Introduction
When machine learning initially emerged, many speculated that it would spark another industrial revolution. Fast forward to today and many would say that it’s nothing more than a buzzword.
Don’t get me wrong. Machine learning is a useful tool, but it’s nothing more than that. And it’s a stretch to say that it’s anything like a swiss army knife — I’d think of it more like a water jet (something rather niche).
From my experiences, there are certainly a number of applications where machine learning shines. For example, Amazon’s recommendation system increased sales by over 30%. However, there are a greater number of applications where machine learning is a suboptimal solution.
In this article, we’re going to go over 4 reasons why you shouldn’t use machine learning.
With that said, let’s dive into it!
1. Data-related issues
As seen in the AI hierarchy of needs, machine learning relies on several other factors that serve as a foundation. This foundation encompasses everything from collecting data, storing data, moving data, and transforming data. It’s important that you have a robust process that achieves these preliminary steps or it’ll be less likely that you have reliable data.
Why is this so important? You’ve heard of the saying “garbage in, garbage out” — the performance of your machine learning models are limited by the quality of your data, which is why it’s so important that you have reliable data to start with.
Not only do you need your data to be reliable, but you need enough data to leverage the power of machine learning. Without these two criteria checked out, you won’t be able to get the full power of ML.
2. Interpretability
There are two general categories of models: predictive models and explanatory models:
- Predictive models solely focus on the model’s ability to produce accurate predictions.
- Explanatory models focus more on understanding the relationships between the variables in the data.
Machine Learning models, particularly ensemble learning models and neural networks, are predictive models — they are excellent at formulating predictions and far exceed the predictive power of traditional models like linear/logistic regression.
That being said, when it comes to understanding the relationships between the predictive variables and the target variable, these models are a black box. While you may understand the underlying mechanics behind these models, it’s still not very clear how they get to their final results.
And while some techniques like feature importance and correlation matrices exist, they are still quite limited in understanding relationships in your data. Overall, ML and deep learning are great for prediction, but lack in explainability.
3. Technical Debt
Maintaining machine learning models over time is challenging and expensive. Particularly, there are several types of “debt” to consider when maintaining machine learning models:
- Dependency debt: Dependency debt refers to the debt incurred from unstable data dependencies and underutilized data dependencies. In simpler terms, this refers to the cost of maintaining multiple versions of the same model, legacy features, and underutilized packages.
- Analysis debt: This refers to the idea that ML systems often end up influencing their own behavior if they update over time, resulting in direct and hidden feedback loops.
- Configuration debt: The configuration of machine learning systems themselves also incur a debt similar to any software system. It should be easy to make small configurations, it should be hard to make manual errors, and it should be easy to see the difference between different models.
4. Better Alternatives
Lastly, machine learning shouldn’t be used when simpler alternatives exist that are equally as effective. In my previous article, “Want to be a Data Scientist, Don’t Start with Machine Learning,” I emphasized the point that machine learning is not the answer to every problem.

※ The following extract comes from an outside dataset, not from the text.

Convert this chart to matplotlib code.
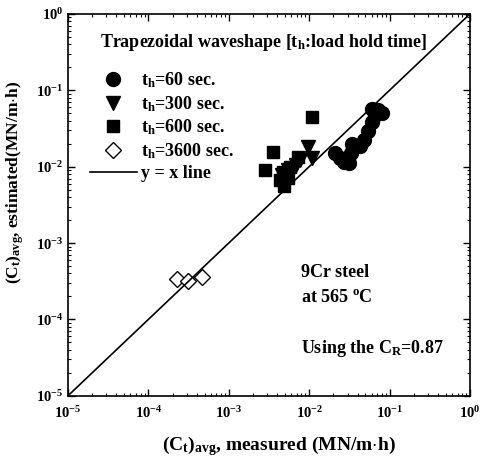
import matplotlib
matplotlib.use("Agg")
import matplotlib.pyplot as plt
import numpy as np
from matplotlib.ticker import LogLocator, FuncFormatter

plt.rcParams['font.family'] = ['Liberation Serif', 'DejaVu Serif']
plt.rcParams['font.weight'] = 'bold'
plt.rcParams['mathtext.fontset'] = 'custom'
plt.rcParams['mathtext.rm'] = 'Liberation Serif:bold'
plt.rcParams['mathtext.it'] = 'Liberation Serif:bold'
plt.rcParams['mathtext.bf'] = 'Liberation Serif:bold'

# data: (measured, estimated)
x60 = [0.0209, 0.0241, 0.0271, 0.0313, 0.0331, 0.0340, 0.0429, 0.0481, 0.0538, 0.0604, 0.0604, 0.0718, 0.0804, 0.0658]
y60 = [0.0152, 0.0130, 0.0116, 0.0112, 0.0152, 0.0199, 0.0187, 0.0224, 0.0294, 0.0386, 0.0571, 0.0553, 0.0506, 0.0477]
x300 = [0.00966, 0.00769, 0.0108, 0.00686, 0.00544, 0.00459]
y300 = [0.0182, 0.0123, 0.0130, 0.0106, 0.0091, 0.0078]
x600 = [0.00282, 0.00355, 0.00472, 0.00544, 0.00434, 0.00726, 0.00577, 0.0108, 0.00486]
y600 = [0.0091, 0.0156, 0.00855, 0.00713, 0.00672, 0.0134, 0.00994, 0.0449, 0.0056]
x3600 = [0.000227, 0.000311, 0.000464]
y3600 = [0.000340, 0.000320, 0.000361]
x_ticks = [1e-5, 1e-4, 1e-3, 1e-2, 1e-1, 1e0]

fig = plt.figure(figsize=(4.85, 4.63), dpi=100)
ax = fig.add_axes([0.140, 0.145, 0.829, 0.825])

ax.set_xscale('log')
ax.set_yscale('log')
ax.set_xlim(1e-5, 1)
ax.set_ylim(1e-5, 1)

line_x = np.array([1e-5, 1])
ax.plot(x60, y60, 'o', color='black', ms=10, label=r't$_{\rm h}$=60 sec.')
ax.plot(x300, y300, 'v', color='black', ms=10, label=r't$_{\rm h}$=300 sec.')
ax.plot(x600, y600, 's', color='black', ms=8.5, label=r't$_{\rm h}$=600 sec.')
ax.plot(x3600, y3600, 'D', mfc='white', mec='black', mew=1.0, ms=8, label=r't$_{\rm h}$=3600 sec.')
ax.plot(line_x, line_x, '-', color='black', lw=1.2, label='y = x line')

ax.text(0.08, 0.926, r'Trapezoidal waveshape [t$_{\rm h}$:load hold time]', transform=ax.transAxes,
        fontsize=13, fontweight='bold', va='center', ha='left')

leg = ax.legend(loc='upper left', bbox_to_anchor=(0.055, 0.852), frameon=False,
                fontsize=13, labelspacing=0.22,
                handlelength=2.6, handletextpad=0.25, borderaxespad=0.0, borderpad=0.0)

ax.text(0.58, 0.322, '9Cr steel', transform=ax.transAxes, fontsize=13, fontweight='bold', va='center')
ax.text(0.58, 0.257, r'at 565 $^{\rm o}$C', transform=ax.transAxes, fontsize=13, fontweight='bold', va='center')
ax.text(0.58, 0.123, r'Using the C$_{\rm R}$=0.87', transform=ax.transAxes, fontsize=13, fontweight='bold', va='center')

ax.set_xticks(x_ticks)
ax.set_yticks(x_ticks)
ax.xaxis.set_minor_locator(LogLocator(base=10, subs=np.arange(2, 10), numticks=20))
ax.yaxis.set_minor_locator(LogLocator(base=10, subs=np.arange(2, 10), numticks=20))

def fmt(v, pos):
    e = int(round(np.log10(v)))
    return r'10$^{%d}$' % e
ax.xaxis.set_major_formatter(FuncFormatter(fmt))
ax.yaxis.set_major_formatter(FuncFormatter(fmt))
ax.xaxis.set_minor_formatter(plt.NullFormatter())
ax.yaxis.set_minor_formatter(plt.NullFormatter())

ax.tick_params(which='both', direction='in', top=True, right=True, labelsize=10.5)
ax.tick_params(which='major', length=5, width=1)
ax.tick_params(which='minor', length=2.5, width=0.8)
ax.tick_params(axis='x', pad=7)
for s in ax.spines.values():
    s.set_linewidth(1.2)

ax.set_xlabel(r'(C$_{\rm t}$)$_{\rm avg}$, measured (MN/m$\cdot$h)', fontsize=14, fontweight='bold')
ax.xaxis.set_label_coords(0.525, -0.10)
ax.set_ylabel(r'(C$_{\rm t}$)$_{\rm avg}$, estimated(MN/m$\cdot$h)', fontsize=12.5, fontweight='bold')
ax.yaxis.set_label_coords(-0.105, 0.56)

fig.savefig('out.png', dpi=100)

A simple solution that takes 1 week to build that is 90% accurate will almost always be chosen over a machine learning model that takes 3 months to build that is 95% accurate.
Ideally, you should start with the simplest solution that you can implement and iteratively determine if the marginal benefits from the next best alternative outweighs the marginal costs.
If you can solve your problem with a Python script or a SQL query, you should do that first. If you can solve your problem with a decision tree, you should do that first. If you can solve your problem with a linear regression model, you should do that first.